---------- Exercise materials

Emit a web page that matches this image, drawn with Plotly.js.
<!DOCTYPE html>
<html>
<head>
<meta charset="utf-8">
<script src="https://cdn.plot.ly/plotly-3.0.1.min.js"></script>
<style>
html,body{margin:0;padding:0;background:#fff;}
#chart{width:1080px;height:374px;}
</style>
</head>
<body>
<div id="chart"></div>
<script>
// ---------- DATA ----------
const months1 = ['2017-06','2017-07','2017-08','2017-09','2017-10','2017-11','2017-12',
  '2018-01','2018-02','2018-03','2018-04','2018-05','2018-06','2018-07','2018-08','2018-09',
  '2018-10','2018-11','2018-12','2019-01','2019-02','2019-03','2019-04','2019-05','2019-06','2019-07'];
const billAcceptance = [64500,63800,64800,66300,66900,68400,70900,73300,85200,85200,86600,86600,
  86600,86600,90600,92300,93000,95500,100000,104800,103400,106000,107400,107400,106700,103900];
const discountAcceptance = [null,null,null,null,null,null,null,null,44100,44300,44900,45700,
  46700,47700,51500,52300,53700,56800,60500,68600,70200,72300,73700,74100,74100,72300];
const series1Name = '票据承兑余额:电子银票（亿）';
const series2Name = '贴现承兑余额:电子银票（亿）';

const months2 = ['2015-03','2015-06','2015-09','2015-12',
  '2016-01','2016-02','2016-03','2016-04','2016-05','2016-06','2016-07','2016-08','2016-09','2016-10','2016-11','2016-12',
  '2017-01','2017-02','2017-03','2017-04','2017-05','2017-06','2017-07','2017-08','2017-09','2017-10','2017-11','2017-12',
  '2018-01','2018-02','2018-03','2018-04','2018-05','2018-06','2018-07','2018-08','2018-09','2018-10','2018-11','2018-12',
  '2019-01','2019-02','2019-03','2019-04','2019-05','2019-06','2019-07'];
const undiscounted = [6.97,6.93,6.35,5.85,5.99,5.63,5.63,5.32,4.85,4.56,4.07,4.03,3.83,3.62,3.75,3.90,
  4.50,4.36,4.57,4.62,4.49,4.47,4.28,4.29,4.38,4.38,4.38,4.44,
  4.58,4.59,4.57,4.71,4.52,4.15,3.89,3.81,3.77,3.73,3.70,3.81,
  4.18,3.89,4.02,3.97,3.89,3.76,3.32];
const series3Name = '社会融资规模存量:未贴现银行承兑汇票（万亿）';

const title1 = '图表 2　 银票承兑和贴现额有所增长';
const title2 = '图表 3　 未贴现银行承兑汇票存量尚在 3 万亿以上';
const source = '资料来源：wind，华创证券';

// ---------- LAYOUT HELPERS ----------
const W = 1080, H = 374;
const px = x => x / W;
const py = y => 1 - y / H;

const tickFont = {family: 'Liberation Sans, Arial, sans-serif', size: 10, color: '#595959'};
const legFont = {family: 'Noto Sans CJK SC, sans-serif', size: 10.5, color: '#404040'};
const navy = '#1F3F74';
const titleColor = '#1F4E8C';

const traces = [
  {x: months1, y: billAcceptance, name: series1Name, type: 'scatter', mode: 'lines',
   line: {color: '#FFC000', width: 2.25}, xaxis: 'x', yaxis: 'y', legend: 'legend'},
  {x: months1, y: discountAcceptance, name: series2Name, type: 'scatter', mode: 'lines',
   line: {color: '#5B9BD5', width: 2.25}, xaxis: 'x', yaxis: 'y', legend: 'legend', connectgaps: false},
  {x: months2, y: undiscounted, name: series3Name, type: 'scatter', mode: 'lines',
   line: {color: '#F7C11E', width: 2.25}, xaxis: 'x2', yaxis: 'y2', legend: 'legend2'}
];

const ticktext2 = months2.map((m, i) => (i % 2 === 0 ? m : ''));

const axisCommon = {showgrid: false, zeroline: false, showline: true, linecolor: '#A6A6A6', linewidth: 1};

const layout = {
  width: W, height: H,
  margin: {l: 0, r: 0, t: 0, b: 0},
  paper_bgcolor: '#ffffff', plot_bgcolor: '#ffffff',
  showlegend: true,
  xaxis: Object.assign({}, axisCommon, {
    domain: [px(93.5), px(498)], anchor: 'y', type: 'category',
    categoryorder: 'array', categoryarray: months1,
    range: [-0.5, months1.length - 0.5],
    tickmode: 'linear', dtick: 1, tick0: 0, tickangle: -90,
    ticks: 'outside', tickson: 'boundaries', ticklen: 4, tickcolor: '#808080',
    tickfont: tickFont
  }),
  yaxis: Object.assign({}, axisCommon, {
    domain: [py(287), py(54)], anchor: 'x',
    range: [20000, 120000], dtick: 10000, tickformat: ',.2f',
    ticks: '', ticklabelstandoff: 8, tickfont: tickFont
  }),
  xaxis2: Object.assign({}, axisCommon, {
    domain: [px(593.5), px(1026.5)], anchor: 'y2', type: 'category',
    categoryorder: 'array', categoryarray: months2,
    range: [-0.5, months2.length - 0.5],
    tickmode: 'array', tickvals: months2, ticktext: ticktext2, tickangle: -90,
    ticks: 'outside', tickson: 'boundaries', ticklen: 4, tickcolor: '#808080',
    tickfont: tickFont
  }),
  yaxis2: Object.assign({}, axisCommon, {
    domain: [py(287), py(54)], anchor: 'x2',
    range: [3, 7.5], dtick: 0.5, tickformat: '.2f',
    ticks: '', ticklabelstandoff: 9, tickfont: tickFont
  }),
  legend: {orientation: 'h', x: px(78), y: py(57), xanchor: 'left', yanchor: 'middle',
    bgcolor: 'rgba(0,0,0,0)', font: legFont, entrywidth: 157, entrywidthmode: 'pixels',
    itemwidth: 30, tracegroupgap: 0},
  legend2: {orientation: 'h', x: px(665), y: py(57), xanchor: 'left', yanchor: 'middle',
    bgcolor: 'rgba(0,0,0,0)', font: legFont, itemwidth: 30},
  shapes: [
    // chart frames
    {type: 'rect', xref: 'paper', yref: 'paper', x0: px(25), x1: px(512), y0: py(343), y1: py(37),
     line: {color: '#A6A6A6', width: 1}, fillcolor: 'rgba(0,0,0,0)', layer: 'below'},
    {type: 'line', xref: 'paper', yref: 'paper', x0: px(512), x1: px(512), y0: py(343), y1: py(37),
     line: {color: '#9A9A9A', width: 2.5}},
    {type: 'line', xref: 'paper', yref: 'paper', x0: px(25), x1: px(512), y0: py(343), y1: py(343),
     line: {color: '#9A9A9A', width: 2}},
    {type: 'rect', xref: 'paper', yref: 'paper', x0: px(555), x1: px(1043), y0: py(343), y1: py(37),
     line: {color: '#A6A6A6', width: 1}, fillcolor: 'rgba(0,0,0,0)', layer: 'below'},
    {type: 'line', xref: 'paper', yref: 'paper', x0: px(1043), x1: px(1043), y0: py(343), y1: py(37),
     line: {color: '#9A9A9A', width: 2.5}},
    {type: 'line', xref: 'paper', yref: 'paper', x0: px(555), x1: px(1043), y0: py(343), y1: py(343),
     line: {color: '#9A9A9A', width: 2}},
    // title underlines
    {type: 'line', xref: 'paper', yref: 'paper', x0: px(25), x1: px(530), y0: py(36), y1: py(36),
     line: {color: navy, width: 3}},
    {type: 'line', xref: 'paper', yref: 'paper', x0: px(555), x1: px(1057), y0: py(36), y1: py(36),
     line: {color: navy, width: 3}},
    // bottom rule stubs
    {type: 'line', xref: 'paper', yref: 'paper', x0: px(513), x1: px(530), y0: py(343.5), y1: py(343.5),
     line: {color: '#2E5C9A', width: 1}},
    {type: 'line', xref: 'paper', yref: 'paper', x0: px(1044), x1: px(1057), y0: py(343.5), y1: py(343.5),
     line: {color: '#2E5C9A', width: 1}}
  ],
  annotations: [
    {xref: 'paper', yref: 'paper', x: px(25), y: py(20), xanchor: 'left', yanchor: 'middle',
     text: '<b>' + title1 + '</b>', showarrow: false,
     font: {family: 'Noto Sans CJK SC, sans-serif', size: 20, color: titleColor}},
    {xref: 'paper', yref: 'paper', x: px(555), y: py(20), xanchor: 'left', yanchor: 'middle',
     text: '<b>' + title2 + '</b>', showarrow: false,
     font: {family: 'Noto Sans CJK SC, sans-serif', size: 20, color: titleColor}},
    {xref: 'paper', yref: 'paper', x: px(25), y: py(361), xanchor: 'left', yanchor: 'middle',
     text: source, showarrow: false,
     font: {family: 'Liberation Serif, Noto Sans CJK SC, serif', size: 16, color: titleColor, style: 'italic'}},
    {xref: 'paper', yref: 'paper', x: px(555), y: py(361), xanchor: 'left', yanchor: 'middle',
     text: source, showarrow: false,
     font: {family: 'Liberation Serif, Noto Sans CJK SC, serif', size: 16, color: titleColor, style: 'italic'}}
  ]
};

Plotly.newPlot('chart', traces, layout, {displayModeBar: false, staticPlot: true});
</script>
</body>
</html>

--------------------
---------- Exercise materials

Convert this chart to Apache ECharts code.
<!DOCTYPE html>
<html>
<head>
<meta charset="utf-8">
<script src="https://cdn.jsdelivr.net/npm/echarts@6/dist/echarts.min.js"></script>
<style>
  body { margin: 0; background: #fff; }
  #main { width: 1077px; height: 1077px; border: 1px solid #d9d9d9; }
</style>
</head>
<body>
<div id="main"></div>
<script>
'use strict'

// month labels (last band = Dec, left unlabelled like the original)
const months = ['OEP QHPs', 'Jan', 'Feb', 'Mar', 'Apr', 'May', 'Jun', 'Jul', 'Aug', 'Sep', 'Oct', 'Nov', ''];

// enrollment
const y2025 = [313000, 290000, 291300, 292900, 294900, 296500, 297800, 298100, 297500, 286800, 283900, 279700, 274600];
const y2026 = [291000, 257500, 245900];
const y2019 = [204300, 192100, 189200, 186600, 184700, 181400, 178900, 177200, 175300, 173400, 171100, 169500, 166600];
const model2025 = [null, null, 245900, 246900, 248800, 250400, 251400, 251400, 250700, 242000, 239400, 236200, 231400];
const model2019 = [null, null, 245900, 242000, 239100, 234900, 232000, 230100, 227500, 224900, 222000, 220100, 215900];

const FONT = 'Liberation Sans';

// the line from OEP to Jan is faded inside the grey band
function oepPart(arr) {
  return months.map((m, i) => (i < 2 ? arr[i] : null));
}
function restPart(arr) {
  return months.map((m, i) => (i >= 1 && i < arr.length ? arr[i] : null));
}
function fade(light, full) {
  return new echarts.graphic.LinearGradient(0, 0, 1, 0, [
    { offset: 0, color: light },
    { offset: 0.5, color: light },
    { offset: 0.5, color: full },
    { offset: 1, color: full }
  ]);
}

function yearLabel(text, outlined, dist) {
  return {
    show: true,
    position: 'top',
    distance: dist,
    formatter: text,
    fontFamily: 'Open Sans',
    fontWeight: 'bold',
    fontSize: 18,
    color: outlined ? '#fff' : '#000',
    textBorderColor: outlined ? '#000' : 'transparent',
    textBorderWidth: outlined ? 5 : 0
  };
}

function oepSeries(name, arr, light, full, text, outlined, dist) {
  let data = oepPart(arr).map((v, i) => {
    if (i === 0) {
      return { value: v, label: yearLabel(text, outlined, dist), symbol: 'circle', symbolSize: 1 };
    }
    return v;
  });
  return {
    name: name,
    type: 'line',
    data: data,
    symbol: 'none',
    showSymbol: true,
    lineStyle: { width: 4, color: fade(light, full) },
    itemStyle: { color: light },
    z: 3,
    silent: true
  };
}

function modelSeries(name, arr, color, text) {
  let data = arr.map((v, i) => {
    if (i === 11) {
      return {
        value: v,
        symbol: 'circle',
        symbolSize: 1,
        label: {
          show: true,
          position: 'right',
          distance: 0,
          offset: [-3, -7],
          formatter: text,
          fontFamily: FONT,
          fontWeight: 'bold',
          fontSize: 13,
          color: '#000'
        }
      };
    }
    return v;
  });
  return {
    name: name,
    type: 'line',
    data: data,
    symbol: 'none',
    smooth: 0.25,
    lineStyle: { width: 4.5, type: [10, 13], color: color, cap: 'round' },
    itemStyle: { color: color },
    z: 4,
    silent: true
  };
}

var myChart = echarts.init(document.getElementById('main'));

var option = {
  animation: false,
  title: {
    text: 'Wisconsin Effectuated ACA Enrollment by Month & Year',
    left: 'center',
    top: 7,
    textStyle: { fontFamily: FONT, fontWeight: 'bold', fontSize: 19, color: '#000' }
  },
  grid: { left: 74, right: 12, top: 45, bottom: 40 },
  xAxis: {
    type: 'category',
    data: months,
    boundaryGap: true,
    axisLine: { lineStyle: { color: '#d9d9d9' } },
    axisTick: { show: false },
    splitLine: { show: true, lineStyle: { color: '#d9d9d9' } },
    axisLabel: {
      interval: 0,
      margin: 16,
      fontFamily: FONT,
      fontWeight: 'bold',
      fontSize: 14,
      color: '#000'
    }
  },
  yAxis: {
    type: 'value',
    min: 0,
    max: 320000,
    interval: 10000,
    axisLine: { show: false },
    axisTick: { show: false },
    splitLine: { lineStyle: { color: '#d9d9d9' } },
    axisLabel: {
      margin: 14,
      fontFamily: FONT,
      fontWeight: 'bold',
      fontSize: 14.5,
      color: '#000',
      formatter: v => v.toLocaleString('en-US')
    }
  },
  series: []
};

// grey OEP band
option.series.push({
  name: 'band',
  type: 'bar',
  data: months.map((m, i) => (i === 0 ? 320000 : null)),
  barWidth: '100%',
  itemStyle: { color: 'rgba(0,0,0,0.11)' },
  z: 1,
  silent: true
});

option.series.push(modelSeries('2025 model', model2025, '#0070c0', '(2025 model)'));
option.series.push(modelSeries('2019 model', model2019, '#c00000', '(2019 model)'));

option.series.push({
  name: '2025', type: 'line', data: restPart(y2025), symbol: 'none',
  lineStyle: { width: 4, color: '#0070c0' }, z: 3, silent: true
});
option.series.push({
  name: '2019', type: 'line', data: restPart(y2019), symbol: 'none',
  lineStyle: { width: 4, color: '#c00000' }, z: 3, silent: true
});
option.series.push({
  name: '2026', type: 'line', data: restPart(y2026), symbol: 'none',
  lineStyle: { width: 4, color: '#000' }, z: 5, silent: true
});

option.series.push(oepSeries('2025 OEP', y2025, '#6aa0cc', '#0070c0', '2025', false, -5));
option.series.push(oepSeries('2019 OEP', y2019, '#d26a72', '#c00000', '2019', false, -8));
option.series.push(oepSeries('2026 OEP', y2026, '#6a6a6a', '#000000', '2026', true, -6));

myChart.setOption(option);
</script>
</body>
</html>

--------------------
---------- Exercise materials

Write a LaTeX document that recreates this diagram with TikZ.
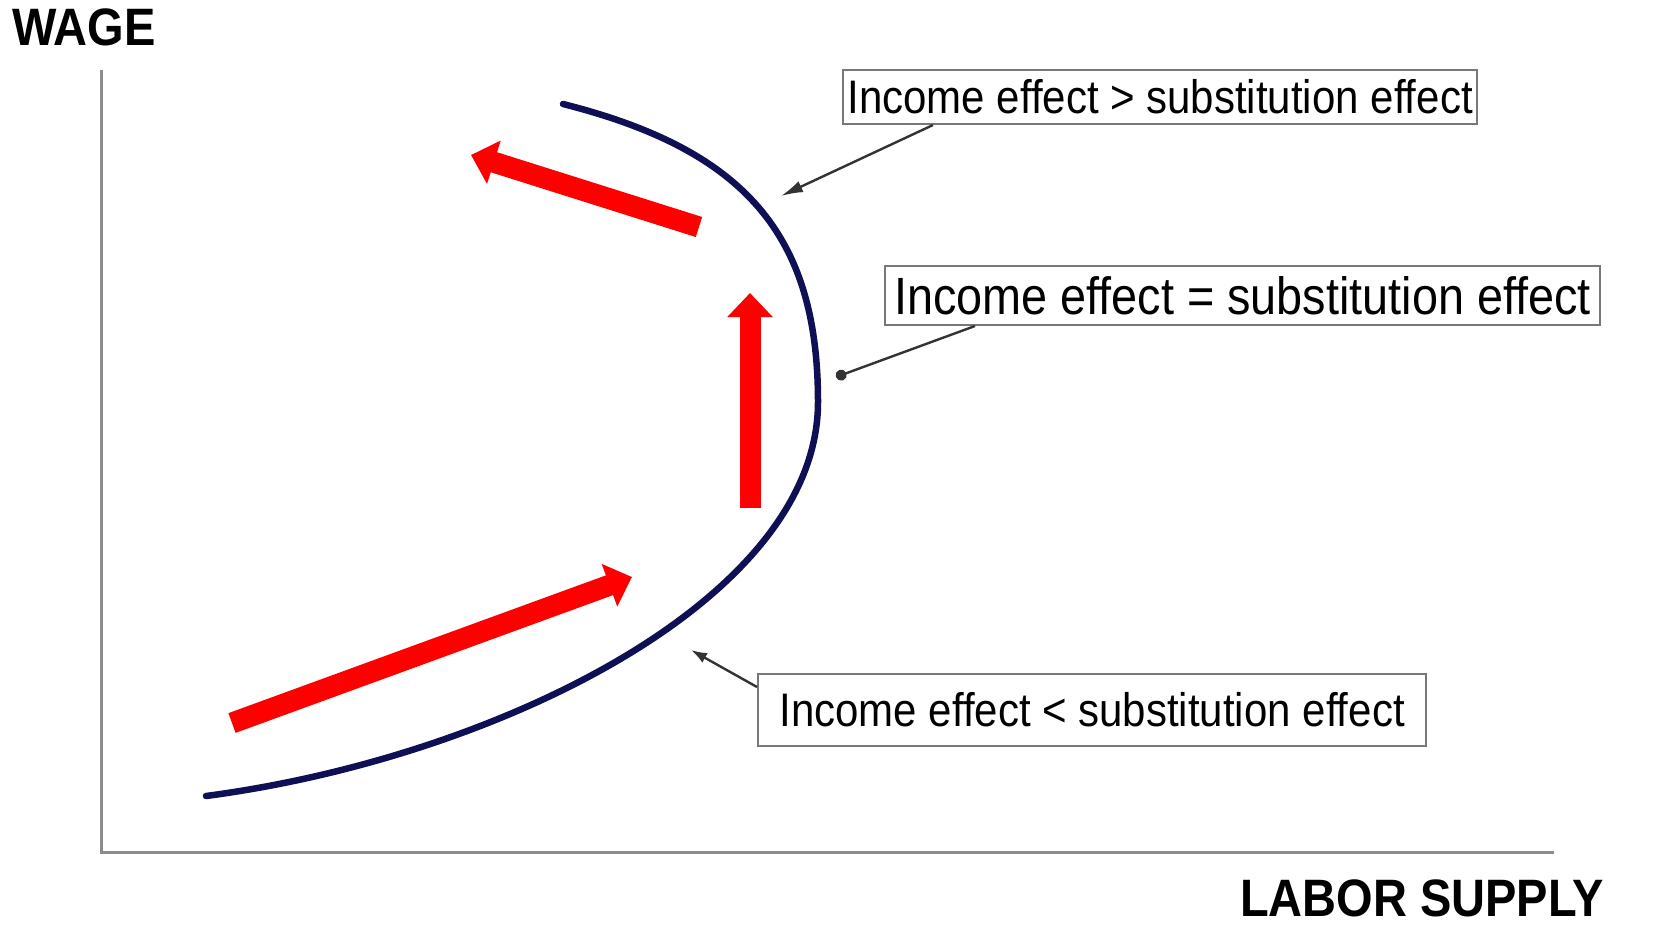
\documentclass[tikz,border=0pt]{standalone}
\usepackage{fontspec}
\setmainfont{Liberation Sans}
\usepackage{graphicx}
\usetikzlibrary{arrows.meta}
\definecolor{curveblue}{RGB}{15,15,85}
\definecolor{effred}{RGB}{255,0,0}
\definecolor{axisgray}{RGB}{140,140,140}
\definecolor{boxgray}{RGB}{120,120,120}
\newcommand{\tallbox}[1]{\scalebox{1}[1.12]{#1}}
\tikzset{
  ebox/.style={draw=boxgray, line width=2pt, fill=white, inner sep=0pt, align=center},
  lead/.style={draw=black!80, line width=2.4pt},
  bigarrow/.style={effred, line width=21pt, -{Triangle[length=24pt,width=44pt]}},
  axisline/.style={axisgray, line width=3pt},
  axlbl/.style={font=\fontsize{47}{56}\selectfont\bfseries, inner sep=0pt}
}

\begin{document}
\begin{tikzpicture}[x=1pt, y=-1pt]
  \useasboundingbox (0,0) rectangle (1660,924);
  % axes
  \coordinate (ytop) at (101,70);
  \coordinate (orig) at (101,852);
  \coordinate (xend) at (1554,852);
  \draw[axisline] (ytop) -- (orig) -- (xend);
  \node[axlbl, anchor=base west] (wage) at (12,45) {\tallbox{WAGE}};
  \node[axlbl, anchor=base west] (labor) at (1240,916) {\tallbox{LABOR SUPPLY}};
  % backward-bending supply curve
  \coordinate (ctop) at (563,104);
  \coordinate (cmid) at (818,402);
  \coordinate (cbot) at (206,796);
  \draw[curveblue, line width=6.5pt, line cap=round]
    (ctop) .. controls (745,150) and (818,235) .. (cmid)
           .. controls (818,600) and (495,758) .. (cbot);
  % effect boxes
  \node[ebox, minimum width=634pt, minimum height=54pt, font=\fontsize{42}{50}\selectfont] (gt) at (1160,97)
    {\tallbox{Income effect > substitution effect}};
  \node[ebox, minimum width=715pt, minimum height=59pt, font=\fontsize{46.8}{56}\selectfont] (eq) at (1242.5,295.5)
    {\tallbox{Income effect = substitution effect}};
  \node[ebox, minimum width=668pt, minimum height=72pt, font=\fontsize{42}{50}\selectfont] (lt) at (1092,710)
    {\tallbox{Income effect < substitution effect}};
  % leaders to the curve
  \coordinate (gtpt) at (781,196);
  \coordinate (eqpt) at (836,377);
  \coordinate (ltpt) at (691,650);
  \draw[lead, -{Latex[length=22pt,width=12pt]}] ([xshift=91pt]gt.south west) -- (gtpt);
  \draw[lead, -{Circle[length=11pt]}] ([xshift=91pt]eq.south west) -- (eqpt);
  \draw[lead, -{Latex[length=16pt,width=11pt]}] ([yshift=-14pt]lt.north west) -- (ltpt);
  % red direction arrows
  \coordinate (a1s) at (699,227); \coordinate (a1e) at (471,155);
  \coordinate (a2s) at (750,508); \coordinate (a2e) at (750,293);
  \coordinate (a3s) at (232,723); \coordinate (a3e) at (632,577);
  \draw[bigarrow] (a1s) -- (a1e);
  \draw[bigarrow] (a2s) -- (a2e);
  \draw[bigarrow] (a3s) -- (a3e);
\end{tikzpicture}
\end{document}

--------------------

- _Exercise brief_
Everything from the line with "Emit a web page" through the line with "const series2Name = '贴现承兑余额:电子银票（亿）';", both ends included, should be repeated exactly; nothing else should appear.

- _Task answer_
Emit a web page that matches this image, drawn with Plotly.js.
<!DOCTYPE html>
<html>
<head>
<meta charset="utf-8">
<script src="https://cdn.plot.ly/plotly-3.0.1.min.js"></script>
<style>
html,body{margin:0;padding:0;background:#fff;}
#chart{width:1080px;height:374px;}
</style>
</head>
<body>
<div id="chart"></div>
<script>
// ---------- DATA ----------
const months1 = ['2017-06','2017-07','2017-08','2017-09','2017-10','2017-11','2017-12',
  '2018-01','2018-02','2018-03','2018-04','2018-05','2018-06','2018-07','2018-08','2018-09',
  '2018-10','2018-11','2018-12','2019-01','2019-02','2019-03','2019-04','2019-05','2019-06','2019-07'];
const billAcceptance = [64500,63800,64800,66300,66900,68400,70900,73300,85200,85200,86600,86600,
  86600,86600,90600,92300,93000,95500,100000,104800,103400,106000,107400,107400,106700,103900];
const discountAcceptance = [null,null,null,null,null,null,null,null,44100,44300,44900,45700,
  46700,47700,51500,52300,53700,56800,60500,68600,70200,72300,73700,74100,74100,72300];
const series1Name = '票据承兑余额:电子银票（亿）';
const series2Name = '贴现承兑余额:电子银票（亿）';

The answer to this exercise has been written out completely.